2024 to 2025 · KPMG client work built · 2025

A data platform for oil & gas.

A large oil & gas client, a team of developers, and one lakehouse to bring the data together.

What it is

Together with a team of developers, I built and managed a data platform for a large oil & gas client on Microsoft Fabric. The architecture followed the medallion pattern (bronze, silver, gold) on a lakehouse foundation, fed by metadata-driven data pipelines with change data capture and Dataflow Gen2, and transformed with PySpark and Spark SQL.
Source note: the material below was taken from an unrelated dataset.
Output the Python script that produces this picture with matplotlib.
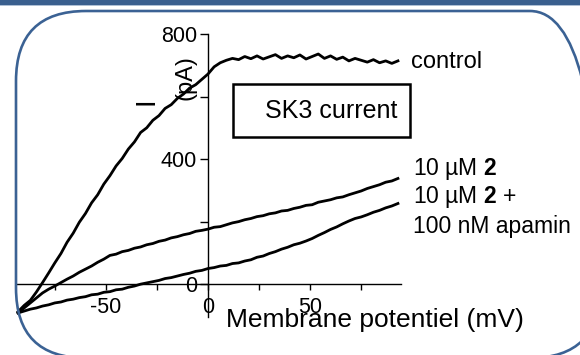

My personal contribution: re-architecting how the pipelines run. The platform originally processed sequentially; I introduced a parallel execution pattern that cut processing time by more than 5x. I also slimmed down overbloated tables, reducing row counts for faster, cheaper ingestion.

The work

Co-built and managed the client's Fabric data platform end to end with a team of developers
Implemented medallion architecture on a lakehouse with metadata-driven pipelines
Change data capture and Dataflow Gen2 for ingestion; PySpark and Spark SQL for transformation
Re-architected pipeline orchestration from sequential to parallel: more than 5x faster processing
Reduced overbloated tables and row counts for better ingestion performance
Worked in an Agile team with git-based workflows and CI/CD

Concepts

Microsoft Fabric Lakehouse Medallion architecture Metadata-driven CDC Dataflow Gen2 PySpark Spark SQL

What it taught me

Sequential pipelines are a default, not a law. The biggest performance wins came from questioning how the work was scheduled, not how it was written.